El último partido del Mundial (aquí, una jugada) lo disputaron Italia, la vigente campeona, y Hungría.
El último partido del Mundial (aquí, una jugada) lo disputaron Italia, la vigente campeona, y Hungría. Foto: Getty.

De este modo, tras superar a los brasileños –la selección favorita en todas las quinielas– en una de las semifinales, los vigentes campeones habrían de enfrentarse en la gran final a Hungría, otra vez en Colombes, el día 19 de junio. Esta vez la presión sobre los hombres de Vittorio Pozzo adquirió proporciones inimaginables. Una hora antes del inicio del encuentro, Pozzo recibió un telegrama de parte del Duce con las siguientes palabras: “Vincere o morire.

Vencer o morir

El seleccionador no podía saber si había de tomar tan estremecedora consigna –Vencer o morir– al pie de la letra, pero por si acaso decidió compartir la preocupación con sus muchachos, y la ansiedad se extendió por el vestuario como un reguero de pólvora. Tampoco contribuyó a la tranquilidad de los jugadores el rugido de abucheos que se escuchó cuando sonó el himno de Italia sobre el terreno de juego.

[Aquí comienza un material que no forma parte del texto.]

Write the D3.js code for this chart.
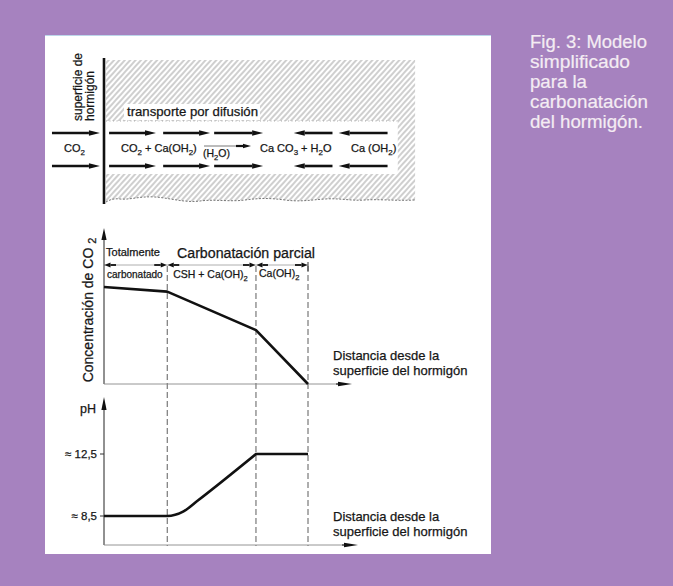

Los jugadores de la escuadra italiana se abrazan tras ganar la final del Mundial, el 19 de junio de 1938
Los jugadores de la escuadra italiana se abrazan tras ganar la final del Mundial, el 19 de junio de 1938. Foto: Getty.

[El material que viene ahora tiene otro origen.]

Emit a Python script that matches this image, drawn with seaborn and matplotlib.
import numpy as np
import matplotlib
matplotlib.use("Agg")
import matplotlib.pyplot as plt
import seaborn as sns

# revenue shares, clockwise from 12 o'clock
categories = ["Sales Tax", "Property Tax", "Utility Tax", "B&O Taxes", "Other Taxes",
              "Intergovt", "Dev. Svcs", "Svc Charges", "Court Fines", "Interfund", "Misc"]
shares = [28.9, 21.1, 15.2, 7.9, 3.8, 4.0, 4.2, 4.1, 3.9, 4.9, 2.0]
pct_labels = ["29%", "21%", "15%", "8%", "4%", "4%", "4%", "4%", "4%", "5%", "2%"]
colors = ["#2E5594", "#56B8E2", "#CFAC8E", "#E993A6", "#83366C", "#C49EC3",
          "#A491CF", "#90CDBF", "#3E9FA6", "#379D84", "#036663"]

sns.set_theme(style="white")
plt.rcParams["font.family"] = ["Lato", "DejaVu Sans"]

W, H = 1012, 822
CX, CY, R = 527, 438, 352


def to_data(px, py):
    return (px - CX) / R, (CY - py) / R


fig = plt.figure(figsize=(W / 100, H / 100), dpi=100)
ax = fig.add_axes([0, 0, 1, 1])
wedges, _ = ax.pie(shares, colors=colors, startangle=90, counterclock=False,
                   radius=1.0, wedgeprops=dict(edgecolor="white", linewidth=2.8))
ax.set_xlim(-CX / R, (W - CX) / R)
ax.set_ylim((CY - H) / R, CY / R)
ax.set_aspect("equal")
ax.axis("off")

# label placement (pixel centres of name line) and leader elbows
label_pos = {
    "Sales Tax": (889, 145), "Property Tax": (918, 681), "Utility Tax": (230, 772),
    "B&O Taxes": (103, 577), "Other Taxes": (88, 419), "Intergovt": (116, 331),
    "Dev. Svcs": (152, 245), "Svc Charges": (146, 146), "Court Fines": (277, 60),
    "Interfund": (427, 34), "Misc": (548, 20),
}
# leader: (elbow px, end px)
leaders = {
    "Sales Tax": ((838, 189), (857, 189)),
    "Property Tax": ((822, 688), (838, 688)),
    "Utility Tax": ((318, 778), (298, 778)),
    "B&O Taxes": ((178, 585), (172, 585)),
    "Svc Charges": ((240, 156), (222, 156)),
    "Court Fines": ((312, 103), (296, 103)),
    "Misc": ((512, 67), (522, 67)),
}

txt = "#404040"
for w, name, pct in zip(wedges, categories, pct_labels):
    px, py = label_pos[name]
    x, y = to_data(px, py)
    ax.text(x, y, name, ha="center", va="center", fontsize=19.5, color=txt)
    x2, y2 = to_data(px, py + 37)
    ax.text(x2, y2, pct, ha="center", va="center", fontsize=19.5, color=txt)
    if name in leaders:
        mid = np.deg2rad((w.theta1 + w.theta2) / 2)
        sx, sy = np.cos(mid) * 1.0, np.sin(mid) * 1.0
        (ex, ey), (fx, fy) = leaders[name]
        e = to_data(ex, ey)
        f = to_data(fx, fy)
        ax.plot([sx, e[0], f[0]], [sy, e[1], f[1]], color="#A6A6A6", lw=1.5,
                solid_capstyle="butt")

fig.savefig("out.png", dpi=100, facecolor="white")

Sea como fuere, los italianos disputaron un gran partido y lograron ganar a los húngaros por 4-2, con doblete de goles de Colaussi y Piola. Misión cumplida: podían estar orgullosos porque este Mundial, vivido con todo en contra y lejos de la protección que les había brindado el régimen cuatro años antes, no se lo iba a cuestionar nadie. Pero sobre todo podían estar contentos porque seguían vivos: tal vez la amenaza de Mussolini no había sido mera retórica, habida cuenta de lo que estaba sucediendo en aquel año de 1938 en toda Europa. De hecho, cuando le preguntaron al portero de la selección húngara, Antal Szabó, al que le había llegado la noticia del telegrama, cómo se sentía tras haber encajado cuatro goles, todo lo que alcanzó a decir fue: “Bueno, me he quedado sin la copa, pero al menos he salvado once vidas”. Y es bastante probable que tuviera razón.